Keogh started to spend more time on Inniscarra Lake, putting down roots in the coaches’ thoughts. In the system there are “priority boats,” into which more resources and attention are invested. For the 2018 World Championships Keogh and Emily Hegarty tried to qualify a boat from outside that embrace. It was the last boat selected; in Bulgaria, they became the first female Irish crew to reach a world final.
“That was unexpected. Whatever about getting to the final, winning the semi-final was the big shock. Being in a priority boat is great because you get all of the love and attention that you need but I don’t want to give the impression that you’re left out in the dark [by not being a priority boat] – you are very much supported still. But you’re in a position where you’re an underdog, and a lot of people thrive in that position.”
Keogh graduated from NUIG with a degree in microbiology and carried on to UCC to do a masters in food science. She had started in the work place when she decided to commit wholly to rowing, halfway through 2018. The following year’s sky-line was dominated by Olympic qualifiers. There was nothing else to see.
Then Keogh got sick. Everything about it was concussive: she struggled to breathe and was in such excruciating pain that she couldn’t sit down or lie down. She presented herself at accident and emergency and was discharged without an answer. Days passed before they discovered blood clots in her lungs that had travelled from her legs. For over a week, at the end of May 2019, Keogh lay on a hospital bed, counting the cost in an athlete’s currency.
“I think it was a huge threat to my overall health and at the time I probably didn’t appreciate that as much, because to me it was like, ‘I have to stop training, my plans are all up in the air. I’m working towards this [Olympic qualification], realistically, my whole life.’ It was hard to even think about my health when I was looking at the disruption that was in front of me.
“I was in such a rush to get back for the World Championships, and I was in such a rush to make sure I was in a good place for the late qualifiers, that I didn’t really process it. I think it was only when I went home for the first Covid lockdown the following spring  that I realised I was so lucky. I started to appreciate that it could have gone much worse. There’s a GB rower - I think he has three Olympic medals – and he’s paralysed because he got a clot in his spine. He’s in a wheelchair.
“I knew I was young and I knew I was fit. I had all the right cards in front of me to get back and recover. At the time it was very much, ‘Question one, do I have to retire? No.
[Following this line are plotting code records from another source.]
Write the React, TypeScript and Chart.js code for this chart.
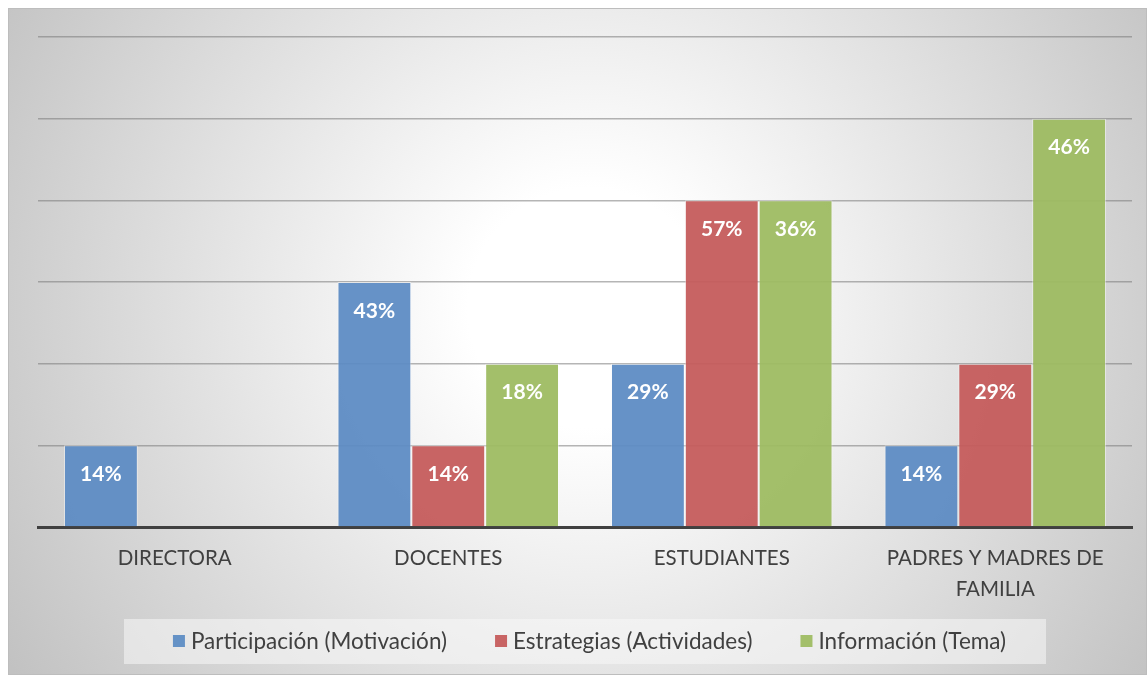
import React, { useEffect, useRef } from "react";
import { Chart, registerables } from "chart.js";

Chart.register(...registerables);

const categories: (string | string[])[] = [
  "DIRECTORA",
  "DOCENTES",
  "ESTUDIANTES",
  ["PADRES Y MADRES DE", "FAMILIA"],
];
const seriesNames = [
  "Participación (Motivación)",
  "Estrategias (Actividades)",
  "Información (Tema)",
];
const participacion = [1, 3, 2, 1];
const estrategias = [0, 1, 4, 2];
const informacion = [0, 2, 4, 5];
const participacionLabels = ["14%", "43%", "29%", "14%"];
const estrategiasLabels = ["", "14%", "57%", "29%"];
const informacionLabels = ["", "18%", "36%", "46%"];
const yTicks = [0, 1, 2, 3, 4, 5, 6];

const colors = ["rgba(92,139,196,0.94)", "rgba(197,90,90,0.94)", "rgba(157,187,97,0.94)"];
const legendColors = ["#6592C6", "#C86464", "#A3BF6A"];
const FONT = "Lato, 'Open Sans', sans-serif";

const bgPlugin = {
  id: "bg",
  beforeDraw(chart: any) {
    const { ctx, width, height } = chart;
    ctx.save();
    const g = ctx.createRadialGradient(580, 300, 120, 580, 300, 680);
    g.addColorStop(0, "#ffffff");
    g.addColorStop(1, "#c2c2c2");
    ctx.fillStyle = g;
    ctx.fillRect(0, 0, width, height);
    ctx.strokeStyle = "#bdbdbd";
    ctx.lineWidth = 1;
    ctx.strokeRect(0.5, 0.5, width - 1, height - 1);
    ctx.restore();
  },
};

const labelPlugin = {
  id: "barLabels",
  afterDatasetsDraw(chart: any) {
    const { ctx } = chart;
    const labelSets = [participacionLabels, estrategiasLabels, informacionLabels];
    ctx.save();
    ctx.font = `bold 21px ${FONT}`;
    ctx.fillStyle = "#ffffff";
    ctx.textAlign = "center";
    ctx.textBaseline = "middle";
    chart.data.datasets.forEach((ds: any, di: number) => {
      const meta = chart.getDatasetMeta(di);
      meta.data.forEach((bar: any, i: number) => {
        const txt = labelSets[di][i];
        if (!txt) return;
        ctx.fillText(txt, bar.x, bar.y + 29);
      });
    });
    ctx.restore();
  },
};

const legendPlugin = {
  id: "customLegend",
  afterDraw(chart: any) {
    const { ctx, chartArea } = chart;
    ctx.save();
    ctx.font = `22.5px ${FONT}`;
    const box = 12;
    const gapBoxText = 6;
    const gapItems = 48;
    const widths = chart.data.datasets.map((d: any) => ctx.measureText(d.label).width);
    const total =
      widths.reduce((a: number, b: number) => a + b, 0) +
      widths.length * (box + gapBoxText) +
      (widths.length - 1) * gapItems;
    const cx = (chartArea.left + chartArea.right) / 2;
    const cy = 633;
    // legend background
    ctx.fillStyle = "rgba(248,248,248,0.55)";
    ctx.fillRect(cx - 461, cy - 22, 922, 45);
    let x = cx + 4.5 - total / 2;
    ctx.textBaseline = "middle";
    ctx.textAlign = "left";
    chart.data.datasets.forEach((d: any, i: number) => {
      ctx.fillStyle = legendColors[i];
      ctx.fillRect(x, cy - 6, box, box);
      x += box + gapBoxText;
      ctx.fillStyle = "#404040";
      ctx.fillText(d.label, x, cy + 1);
      x += widths[i] + gapItems;
    });
    ctx.restore();
  },
};

export default function App() {
  const ref = useRef<HTMLCanvasElement>(null);
  useEffect(() => {
    if (!ref.current) return;
    const chart = new Chart(ref.current, {
      type: "bar",
      data: {
        labels: categories,
        datasets: [participacion, estrategias, informacion].map((vals, i) => ({
          label: seriesNames[i],
          data: vals,
          backgroundColor: colors[i],
          borderColor: "rgba(255,255,255,0.45)",
          borderWidth: 1,
          categoryPercentage: 0.81,
          barPercentage: 1,
        })),
      },
      options: {
        animation: false,
        responsive: false,
        maintainAspectRatio: false,
        layout: { padding: { left: 30, right: 15, top: 29, bottom: 58 } },
        plugins: {
          legend: { display: false },
          tooltip: { enabled: false },
          title: { display: false },
        },
        scales: {
          x: {
            z: 1,
            grid: { display: false, drawTicks: false },
            border: { display: true, color: "#404040", width: 3 },
            ticks: {
              color: "#404040",
              font: { family: FONT, size: 20.5, lineHeight: 1.5 },
              padding: 16,
              maxRotation: 0,
              autoSkip: false,
            },
            afterFit: (s: any) => {
              s.height = 90;
            },
          },
          y: {
            min: yTicks[0],
            max: yTicks[yTicks.length - 1],
            afterBuildTicks: (s: any) => {
              s.ticks = yTicks.map((v) => ({ value: v }));
            },
            grid: {
              color: "rgba(120,120,120,0.55)",
              lineWidth: 1.5,
              drawTicks: false,
            },
            border: { display: false },
            ticks: { display: false },
            afterFit: (s: any) => {
              s.width = 0;
            },
          },
        },
      },
      plugins: [bgPlugin, labelPlugin, legendPlugin],
    });
    return () => chart.destroy();
  }, []);
  return (
    <div style={{ position: "fixed", left: 8, top: 8, width: 1139, height: 667 }}>
      <canvas ref={ref} width={1139} height={667} style={{ width: 1139, height: 667 }} />
    </div>
  );
}
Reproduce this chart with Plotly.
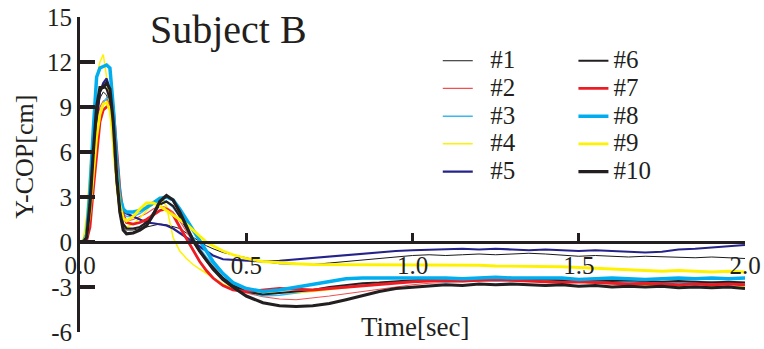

Question two, how long is it going to take me?’”
In the end, everything stopped and Keogh caught up. They didn’t qualify the boat until May of 2021, just two months before the deferred Olympics. Nobody even knew who would sit in the boat until March of that year, when all of the permutations had been interrogated in the trials.
Those trials frame every season. In rowing, the squad dynamic is different from field sports. The athletes lean on each other through the hellish training, but the crew is picked by an adversarial process; someone’s hopes will be shattered by someone close.
“In the trials,” Keogh said on the stage in Trinity, “you’re rowing against your best friends, and you want to beat them, and you want to beat them well. But then the next day, you could be rowing with them.”
When the women’s four won silver at the European Championships in Munich last month only half of the Olympic crew was in the boat; for the World Championships this week, the Tokyo four has been reunited.
In Munich they blasted off in front, pulping the play book from the Olympics, in pursuit of a different outcome. That’s what kept her. The quest continues.